A couple of quick “eyeball” observations:

1) There was especially high volatility in the figures under Truman. Indeed, the almost 2 million job loss in one 1945 month substantially changes the graph’s look.

2) Carter appears to have better job numbers than he’s historically given credit for.

3) The recession early in his first term somewhat obscures a terrific finish by Reagan.

4) Clinton had smooth jobs sailing during his entire 8 years in office.

5) Bush 43 was whacked by recessions both on the way in and on the way out of office.

6) After a disastrous recession inherited from Bush 43, the Obama presidency has recovered quite well – and will likely continue to progress for the remainder of his term.

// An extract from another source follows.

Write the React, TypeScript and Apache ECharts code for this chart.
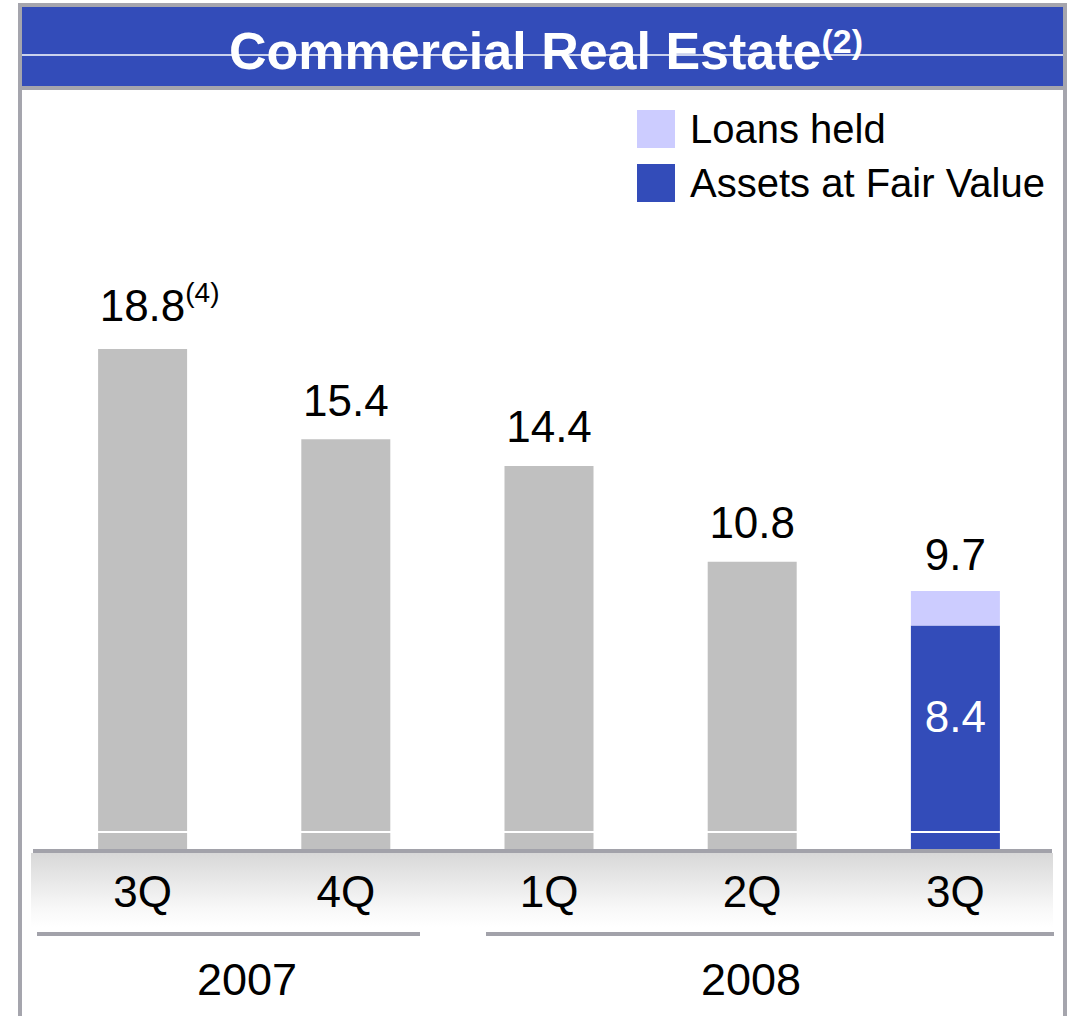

Figure 2 looks at the same data, but this time as a stripplot that jitters individual monthly figures, summarizing presidential means in black. Mean monthly job change is a better indicator than the total job change that’s often used, since many presidents serve less than two full terms. Interesting with this plot is the suggestion that the blues have actually “performed” better than the reds.

Figure 2

Figure 3‘s dotplot elucidates that performance starkly: given this time period and this data – with all its limitations – the blues appear to do better in job creation than the reds.

Figure 3

What do I make of this? Not much. I believe the causes of job growth are much more complicated than these data indicate. The population has more than doubled over the data’s time frame, and many special events such as wars and oil price shocks aren’t reflected. A president’s downturn might have been caused by a predecessor’s fiscal folly. Economists have also found significant performance advantages of the blue over red, and are similarly at a loss to explain the differences. Cause and effect are elusive.

That said, I think much good can emerge when the populace becomes politically data-driven, digesting data like these. My dream is to see both blue and red gravitate from the policy-driven-evidence rants of today to evidence-based-policy discussions of tomorrow.